Not good enough of an excuse, IMO. Link aggregation is essentially a normal post with just a link to somewhere else, which you can totally do in any forum... and it is no bloat at all.
I believe the reasoning was more like "we don't want to do any federation, because the barrier of having to create a new account will free us from trolls/bots/etc".
They made their announcement on their own site, they are the somewhere else, and the link has found it's way here so what's the problem?
We call websites like this one link aggregators but they are just platforms, it's the users who are the aggregators collecting the links that we are interested in. We don't need a system of top down promotion and don't need to have our platforms serve those who want to promote. Likewise projects like Jellyfin don't owe us a presence and this post itself proves they don't need one. The idea that everyone must maintain a brand identity and that our social media should be polluted with advertising is something that the fediverse has and I hope will continue to stand against.
Nah, dude, chill, 😅.
They just built a nice independent forum, but I would have liked to be able to participate in their forum with this account (federation) instead of having to create a new account.
That's it, this is not going to keep me awake at night, in fact, I am happy they are finding independence from Reddit. The world keeps turning, have a nice week!
I wonder if Lemmy could do single sign-on support like how you can log in some places with your Google or Facebook account.
Add in the fact they'd end up having to defederate a lot of instances due to trolls and whatnot, and it's much better that they run it on their own site. It's much better from a moderation viewpoint for them. I know people will be all upset here, but it's honestly for the best.
AskHistorians, AkScience, AMA, AskReddit, Ask*, and the myriad of semi-official support subreddits for services, games, eyc. all would like to disagree that Reddit/Lemmy is a link aggregator exclusively.
The tree-like comment structure is just overall better for large-crowd engagement.
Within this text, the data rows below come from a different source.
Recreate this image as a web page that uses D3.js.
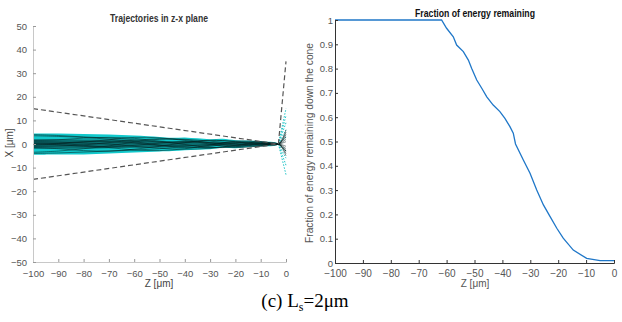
<!DOCTYPE html>
<html><head><meta charset="utf-8">
<script src="https://cdn.jsdelivr.net/npm/d3@7"></script>
<style>body{margin:0;background:#fff}svg{display:block}</style>
</head><body>
<svg id="c" width="622" height="322"></svg>
<script>
// ---------- data ----------
const zTicks = [-100,-90,-80,-70,-60,-50,-40,-30,-20,-10,0];
const xTicksLeft = [-50,-40,-30,-20,-10,0,10,20,30,40,50];
const yTicksRight = [0,0.1,0.2,0.3,0.4,0.5,0.6,0.7,0.8,0.9,1];

// envelope of trajectories (cyan band)
const envZ     = [-100,-90,-80,-70,-60,-50,-45,-40,-35,-30,-25,-20,-15,-10,-5,-3];
const envUpper = [4.5,4.4,4.2,4.0,3.6,3.0,2.6,2.8,2.4,2.0,2.2,1.6,1.5,1.2,0.8,0.3];
const envLower = [-4.6,-4.5,-4.4,-4.0,-3.6,-3.2,-3.0,-2.6,-2.4,-2.2,-1.6,-1.8,-1.3,-1.0,-0.8,-0.3];

// individual trajectories (x at trajZ)
const trajZ = [-100,-90,-80,-70,-60,-50,-40,-30,-20,-10,-3,0];
const traj1  = [3.5,3.2,2.8,2.0,1.0,-0.5,-1.5,-1.0,0.5,0.8,0,4];
const traj2  = [-3.5,-3.0,-2.0,-0.8,0.8,2.0,1.8,0.5,-1.0,-0.6,0,-5];
const traj3  = [1.5,1.8,2.5,2.8,2.4,1.2,-0.2,-1.5,-1.2,0.2,0,6];
const traj4  = [-1.5,-2.0,-2.8,-3.0,-2.2,-1.0,0.6,1.6,1.0,-0.4,0,-3];
const traj5  = [0.5,0.2,-0.5,-1.5,-2.5,-2.8,-2.0,-0.5,1.2,0.9,0,2];
const traj6  = [-0.5,0.0,0.8,1.8,2.8,2.6,1.5,0.0,-1.5,-0.8,0,-2];
const traj7  = [4.0,3.6,3.0,2.5,1.8,0.8,0.5,1.5,1.2,0.3,0,5];
const traj8  = [-4.0,-3.8,-3.4,-3.0,-2.6,-2.0,-1.2,-1.6,-0.8,0.5,0,-4];
const traj9  = [1.0,0.8,0.4,0.0,-1.0,-1.8,-2.2,-1.8,-0.5,1.0,0,1];
const traj10 = [-1.0,-0.8,-0.4,0.6,1.6,2.2,2.0,1.2,0.2,-1.0,0,-1];
const traj11 = [0.2,-0.3,-1.0,-1.2,-0.6,0.4,1.0,0.6,-0.4,-0.2,0,3];
const traj12 = [-0.2,0.3,1.0,1.0,0.4,-0.6,-0.8,-0.2,0.6,0.2,0,-3];

// scattered rays at the cone tip (x at z = 0)
const fanEnds = [15,12,9,6,3,-3,-6,-9,-13];

// cone boundary (dashed)
const coneZ = [-100,-3];
const coneUpper = [15,0];
const coneLower = [-15,0];
const exitZ = [-3,0];
const exitX = [0,35];

// energy fraction curve
const eZ = [-100,-61.8,-60,-57.6,-56.4,-54,-52.2,-51,-49.2,-47.4,-45.6,-43.3,-40.9,-39.1,-37.3,-36.1,-35.3,-32.5,-30.1,-27.7,-25.3,-22.9,-20.5,-18.2,-14.6,-9.8,-5.0,0];
const eV = [1,1,0.966,0.931,0.897,0.870,0.835,0.80,0.753,0.719,0.684,0.650,0.623,0.595,0.561,0.534,0.49,0.424,0.369,0.300,0.239,0.191,0.143,0.102,0.053,0.019,0.010,0.010];

// ---------- drawing ----------
const svg = d3.select("#c");
const tickFont = "Liberation Sans, Arial, sans-serif";

// ===== left panel =====
const xL = d3.scaleLinear().domain([-100,0]).range([33,286]);
const yL = d3.scaleLinear().domain([-50,50]).range([262,26]);
const gL = svg.append("g");

// cyan envelope
const envData = envZ.map((z,i)=>({z,u:envUpper[i],l:envLower[i]}));
gL.append("path").datum(envData)
  .attr("d", d3.area().x(d=>xL(d.z)).y0(d=>yL(d.l)).y1(d=>yL(d.u)).curve(d3.curveCatmullRom))
  .attr("fill","#12c9cc");

// fan rays
const fanG = gL.append("g");
fanEnds.forEach(v=>{
  fanG.append("line").attr("x1",xL(-3)).attr("y1",yL(0)).attr("x2",xL(0)).attr("y2",yL(v))
    .attr("stroke","#20c4c8").attr("stroke-width",1).attr("stroke-dasharray","1.5,1.5");
});

// inner darker core
gL.append("path").datum(envData)
  .attr("d", d3.area().x(d=>xL(d.z)).y0(d=>yL(d.l*0.45)).y1(d=>yL(d.u*0.45)).curve(d3.curveCatmullRom))
  .attr("fill","#053535").attr("fill-opacity",0.6);

// trajectories
const trajs = [traj1,traj2,traj3,traj4,traj5,traj6,traj7,traj8,traj9,traj10,traj11,traj12];
const tl = d3.line().x((d,i)=>xL(trajZ[i])).y(d=>yL(d)).curve(d3.curveCatmullRom);
trajs.forEach(t=>{
  gL.append("path").datum(t).attr("d",tl).attr("fill","none")
    .attr("stroke","#041f1f").attr("stroke-opacity",0.6).attr("stroke-width",0.9);
});

// dashed cone lines
const dl = (zs,xs)=>d3.line().x((d,i)=>xL(zs[i])).y(d=>yL(d))(xs);
[[coneZ,coneUpper],[coneZ,coneLower],[exitZ,exitX]].forEach(([zs,xs])=>{
  gL.append("path").attr("d",dl(zs,xs)).attr("fill","none")
    .attr("stroke","#555").attr("stroke-width",1.2).attr("stroke-dasharray","5,3");
});

// axes left
const axLx = d3.axisBottom(xL).tickValues(zTicks).tickSize(-3).tickPadding(6).tickFormat(d3.format("d"));
const axLy = d3.axisLeft(yL).tickValues(xTicksLeft).tickSize(-3).tickPadding(6).tickFormat(d3.format("d"));
const gLx = gL.append("g").attr("transform","translate(0,262)").call(axLx);
const gLy = gL.append("g").attr("transform","translate(33,0)").call(axLy);
[gLx,gLy].forEach(g=>{
  g.select(".domain").attr("stroke","#c8c8c8");
  g.selectAll(".tick line").attr("stroke","#999");
  g.selectAll("text").attr("fill","#555").style("font-family",tickFont).style("font-size","9.5px");
});
gLx.selectAll("text").attr("dy","0.9em");
gL.append("text").attr("x",159).attr("y",22).attr("text-anchor","middle")
  .style("font-family",tickFont).style("font-size","10px").style("font-weight","bold").attr("fill","#333")
  .attr("textLength",98).attr("lengthAdjust","spacingAndGlyphs").text("Trajectories in z-x plane");
gL.append("text").attr("x",159).attr("y",287).attr("text-anchor","middle")
  .style("font-family",tickFont).style("font-size","10px").attr("fill","#444").text("Z [μm]");
gL.append("text").attr("transform","translate(13,143) rotate(-90)").attr("text-anchor","middle")
  .style("font-family",tickFont).style("font-size","10px").attr("fill","#444").text("X [μm]");

// ===== right panel =====
const xR = d3.scaleLinear().domain([-100,0]).range([335,614]);
const yR = d3.scaleLinear().domain([0,1]).range([263,20]);
const gR = svg.append("g");
gR.append("path").datum(eZ.map((z,i)=>[z,eV[i]]))
  .attr("d", d3.line().x(d=>xR(d[0])).y(d=>yR(d[1])))
  .attr("fill","none").attr("stroke","#1f77c8").attr("stroke-width",1.3);

const axRx = d3.axisBottom(xR).tickValues(zTicks).tickSize(-3).tickPadding(5).tickFormat(d3.format("d"));
const axRy = d3.axisLeft(yR).tickValues(yTicksRight).tickSize(-3).tickPadding(2).tickFormat(d=>d===0||d===1?String(d):d3.format(".1f")(d));
const gRx = gR.append("g").attr("transform","translate(0,263)").call(axRx);
const gRy = gR.append("g").attr("transform","translate(335,0)").call(axRy);
[gRx,gRy].forEach(g=>{
  g.select(".domain").attr("stroke","#333");
  g.selectAll(".tick line").attr("stroke","#333");
  g.selectAll("text").attr("fill","#555").style("font-family",tickFont).style("font-size","10px");
});
gRy.selectAll("text").style("font-size","9.5px");
gRx.selectAll("text").attr("dy","0.9em");
gR.append("text").attr("x",475).attr("y",17).attr("text-anchor","middle")
  .style("font-family",tickFont).style("font-size","10px").style("font-weight","bold").attr("fill","#111")
  .attr("textLength",120).attr("lengthAdjust","spacingAndGlyphs").text("Fraction of energy remaining");
gR.append("text").attr("x",475).attr("y",287).attr("text-anchor","middle")
  .style("font-family",tickFont).style("font-size","10px").attr("fill","#555").text("Z [μm]");
gR.append("text").attr("transform","translate(313,143) rotate(-90)").attr("text-anchor","middle")
  .style("font-family",tickFont).style("font-size","10px").attr("fill","#555")
  .attr("textLength",200).attr("lengthAdjust","spacingAndGlyphs")
  .text("Fraction of energy remaining down the cone");

// caption
const cap = svg.append("text").attr("x",305).attr("y",307).attr("text-anchor","middle")
  .style("font-family","Liberation Serif, Times New Roman, serif").style("font-size","19px").attr("fill","#000");
cap.append("tspan").text("(c) L");
cap.append("tspan").attr("dy",4).style("font-size","12px").text("s");
cap.append("tspan").attr("dy",-4).text("=2μm");
</script>
</body></html>
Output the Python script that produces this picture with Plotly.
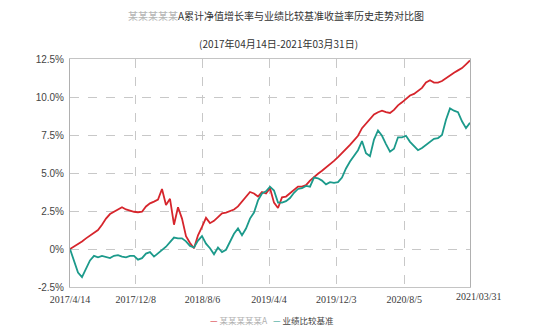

Phpbb forum type is just going to get flooded with many posts and hard to follow when thousands answer
I'm not sure that the Jellyfin community is that big or active enough that that will be much of an issue at all. Looking at their sub, the highest rated posts are under 1k, so number of people active on the sub is probably somewhere between 100k - 1M.
Your average post maybe has about 10 - 20 people interacting with it at most. Expecting thousands seems... optimistic, especially when the forum numbers puts them at under 300 people.
I hope mods can restrict the types of content users can post in communities in fututure.
Of course they can, what else would moderators be doing? Not entirely sure how this is even a question...
Maybe they mean automated moderation tools that will just do that?
I think they mean turning off the ability to submit non-text posts entirely. It's much better that a user can't do something that isn't allowed than to have a bot fix up the situation after the fact.
The return of phpbb, who had that on their 2023 bingo card?
They evaluated it and decided against it in favor of MyBB.
I'm a little surprised they didn't pick Discourse.
I think Flarum and NodeBB are better that Discourse. Discourse is a Ruby app which makes it a pain to deploy.
I used to be a developer on SMF, but these days I see the older forum systems like phpBB, SMF, etc. as "previous generation".